> **WHAT TO WORK ON**:
Note each line that includes the word "this". Copy those lines.

Begin

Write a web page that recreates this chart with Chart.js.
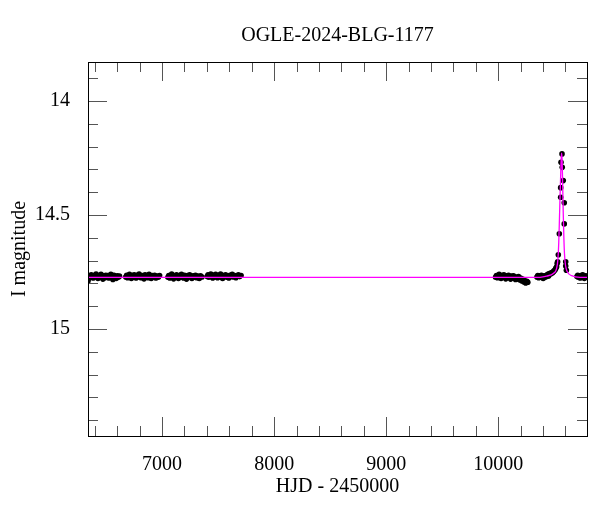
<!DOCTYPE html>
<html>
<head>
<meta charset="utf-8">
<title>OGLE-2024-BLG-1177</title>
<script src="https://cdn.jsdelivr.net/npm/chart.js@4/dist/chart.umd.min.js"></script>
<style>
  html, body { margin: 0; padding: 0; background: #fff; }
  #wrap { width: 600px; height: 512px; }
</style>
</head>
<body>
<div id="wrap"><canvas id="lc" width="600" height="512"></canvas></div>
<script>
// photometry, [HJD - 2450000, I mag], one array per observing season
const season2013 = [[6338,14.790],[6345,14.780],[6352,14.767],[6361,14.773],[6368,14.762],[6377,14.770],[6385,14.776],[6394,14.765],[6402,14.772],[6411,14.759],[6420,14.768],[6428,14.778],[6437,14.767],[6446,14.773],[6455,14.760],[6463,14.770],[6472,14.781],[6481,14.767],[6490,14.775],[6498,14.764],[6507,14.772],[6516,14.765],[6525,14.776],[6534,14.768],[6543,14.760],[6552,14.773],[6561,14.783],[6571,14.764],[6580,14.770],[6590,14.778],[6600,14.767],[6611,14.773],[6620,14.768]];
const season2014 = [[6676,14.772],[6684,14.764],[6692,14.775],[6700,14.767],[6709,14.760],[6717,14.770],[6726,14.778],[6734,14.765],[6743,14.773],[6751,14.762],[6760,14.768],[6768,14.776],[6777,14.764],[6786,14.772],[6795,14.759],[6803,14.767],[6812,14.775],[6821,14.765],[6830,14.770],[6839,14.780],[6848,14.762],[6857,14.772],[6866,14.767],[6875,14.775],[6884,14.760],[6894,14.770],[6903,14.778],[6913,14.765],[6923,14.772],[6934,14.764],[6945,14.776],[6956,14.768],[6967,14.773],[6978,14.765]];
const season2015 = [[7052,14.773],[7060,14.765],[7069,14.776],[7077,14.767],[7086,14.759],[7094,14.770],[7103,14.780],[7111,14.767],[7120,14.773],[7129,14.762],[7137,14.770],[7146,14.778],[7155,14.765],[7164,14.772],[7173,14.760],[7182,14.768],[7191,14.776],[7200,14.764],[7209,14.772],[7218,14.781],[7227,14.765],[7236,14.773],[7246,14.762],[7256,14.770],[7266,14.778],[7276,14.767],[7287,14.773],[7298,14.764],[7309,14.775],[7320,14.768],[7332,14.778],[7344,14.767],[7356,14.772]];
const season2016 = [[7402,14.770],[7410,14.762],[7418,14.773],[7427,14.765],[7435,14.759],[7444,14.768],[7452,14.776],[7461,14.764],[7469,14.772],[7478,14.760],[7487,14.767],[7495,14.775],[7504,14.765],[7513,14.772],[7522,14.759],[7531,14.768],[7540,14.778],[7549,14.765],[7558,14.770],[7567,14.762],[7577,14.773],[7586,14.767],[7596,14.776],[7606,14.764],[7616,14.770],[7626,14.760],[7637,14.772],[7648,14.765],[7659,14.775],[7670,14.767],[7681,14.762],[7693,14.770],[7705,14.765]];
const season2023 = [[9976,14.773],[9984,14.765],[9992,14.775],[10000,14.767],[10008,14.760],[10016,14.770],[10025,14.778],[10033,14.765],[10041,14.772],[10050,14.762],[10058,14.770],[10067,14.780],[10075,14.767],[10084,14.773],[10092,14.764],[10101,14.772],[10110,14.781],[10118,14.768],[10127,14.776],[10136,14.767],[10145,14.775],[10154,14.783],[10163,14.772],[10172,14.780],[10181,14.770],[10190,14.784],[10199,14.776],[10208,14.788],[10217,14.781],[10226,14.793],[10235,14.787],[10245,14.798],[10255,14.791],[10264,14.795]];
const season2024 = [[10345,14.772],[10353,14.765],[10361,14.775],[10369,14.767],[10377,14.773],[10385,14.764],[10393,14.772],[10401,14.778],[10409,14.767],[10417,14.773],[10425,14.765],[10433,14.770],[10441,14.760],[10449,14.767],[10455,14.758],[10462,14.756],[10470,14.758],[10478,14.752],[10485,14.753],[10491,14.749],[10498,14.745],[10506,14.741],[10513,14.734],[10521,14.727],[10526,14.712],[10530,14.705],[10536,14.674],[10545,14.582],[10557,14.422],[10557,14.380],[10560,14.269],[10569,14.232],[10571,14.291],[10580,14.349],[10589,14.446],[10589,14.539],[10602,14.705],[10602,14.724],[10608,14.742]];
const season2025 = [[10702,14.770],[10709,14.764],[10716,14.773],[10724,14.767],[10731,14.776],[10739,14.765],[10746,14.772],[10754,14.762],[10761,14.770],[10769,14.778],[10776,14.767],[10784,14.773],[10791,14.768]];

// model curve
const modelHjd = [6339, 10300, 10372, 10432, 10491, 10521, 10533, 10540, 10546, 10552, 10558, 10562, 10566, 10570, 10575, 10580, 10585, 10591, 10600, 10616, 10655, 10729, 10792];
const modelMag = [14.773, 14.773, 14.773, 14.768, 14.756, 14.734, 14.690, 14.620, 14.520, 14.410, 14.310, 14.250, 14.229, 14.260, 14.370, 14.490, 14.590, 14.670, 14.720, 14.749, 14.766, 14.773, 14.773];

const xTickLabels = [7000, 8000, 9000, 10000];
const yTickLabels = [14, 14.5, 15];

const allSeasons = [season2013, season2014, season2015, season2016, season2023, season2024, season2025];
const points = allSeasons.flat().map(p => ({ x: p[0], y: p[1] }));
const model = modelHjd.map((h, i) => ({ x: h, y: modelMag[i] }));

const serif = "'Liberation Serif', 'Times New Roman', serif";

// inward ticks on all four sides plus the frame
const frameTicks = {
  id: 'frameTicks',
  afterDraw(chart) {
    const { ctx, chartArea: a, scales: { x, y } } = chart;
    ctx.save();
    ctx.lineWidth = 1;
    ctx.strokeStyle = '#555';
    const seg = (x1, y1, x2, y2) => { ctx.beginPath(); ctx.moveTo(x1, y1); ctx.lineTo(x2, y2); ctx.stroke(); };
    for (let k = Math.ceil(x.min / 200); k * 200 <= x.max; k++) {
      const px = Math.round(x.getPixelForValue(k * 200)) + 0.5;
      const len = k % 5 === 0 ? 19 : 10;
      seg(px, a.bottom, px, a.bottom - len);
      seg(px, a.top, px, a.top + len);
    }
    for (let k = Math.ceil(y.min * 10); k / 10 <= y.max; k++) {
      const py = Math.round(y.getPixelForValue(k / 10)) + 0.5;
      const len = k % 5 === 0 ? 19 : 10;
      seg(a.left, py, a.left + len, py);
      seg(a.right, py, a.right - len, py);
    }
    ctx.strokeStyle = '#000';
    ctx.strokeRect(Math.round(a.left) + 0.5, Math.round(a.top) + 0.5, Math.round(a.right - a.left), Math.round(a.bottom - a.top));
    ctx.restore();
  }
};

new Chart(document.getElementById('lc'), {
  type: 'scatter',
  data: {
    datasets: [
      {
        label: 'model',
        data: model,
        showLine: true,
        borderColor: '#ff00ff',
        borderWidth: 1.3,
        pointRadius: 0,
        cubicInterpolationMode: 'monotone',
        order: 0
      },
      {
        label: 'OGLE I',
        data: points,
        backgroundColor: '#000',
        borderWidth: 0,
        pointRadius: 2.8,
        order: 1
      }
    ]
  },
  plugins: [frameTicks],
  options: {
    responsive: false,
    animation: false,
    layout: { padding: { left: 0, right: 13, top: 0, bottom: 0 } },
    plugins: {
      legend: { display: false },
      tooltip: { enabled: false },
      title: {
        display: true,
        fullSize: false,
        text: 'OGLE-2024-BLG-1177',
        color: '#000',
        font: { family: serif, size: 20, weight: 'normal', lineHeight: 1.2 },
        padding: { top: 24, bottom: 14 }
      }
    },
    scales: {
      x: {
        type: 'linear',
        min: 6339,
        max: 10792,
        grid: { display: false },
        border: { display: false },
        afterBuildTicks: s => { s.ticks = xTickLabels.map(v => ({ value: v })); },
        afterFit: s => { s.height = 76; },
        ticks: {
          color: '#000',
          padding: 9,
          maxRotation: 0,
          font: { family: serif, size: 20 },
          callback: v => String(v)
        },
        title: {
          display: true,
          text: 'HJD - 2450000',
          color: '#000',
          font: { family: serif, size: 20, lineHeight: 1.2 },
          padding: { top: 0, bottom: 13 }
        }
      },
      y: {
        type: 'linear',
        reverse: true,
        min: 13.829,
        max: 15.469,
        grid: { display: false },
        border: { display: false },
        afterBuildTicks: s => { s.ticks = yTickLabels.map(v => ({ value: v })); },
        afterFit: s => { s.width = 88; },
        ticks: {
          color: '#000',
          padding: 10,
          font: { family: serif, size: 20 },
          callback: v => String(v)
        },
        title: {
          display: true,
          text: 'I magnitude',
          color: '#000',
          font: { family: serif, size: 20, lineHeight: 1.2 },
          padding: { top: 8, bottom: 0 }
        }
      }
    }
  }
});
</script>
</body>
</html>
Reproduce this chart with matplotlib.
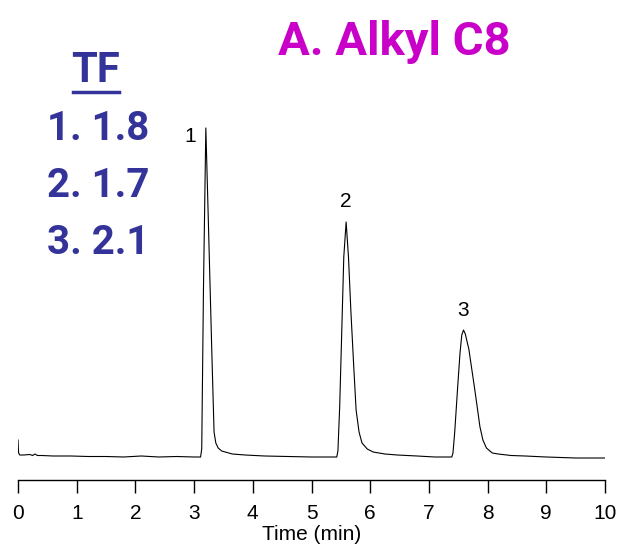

End

> **SOLUTION TO THE PROBLEM**:
Write a web page that recreates this chart with Chart.js.
Reproduce this chart with matplotlib.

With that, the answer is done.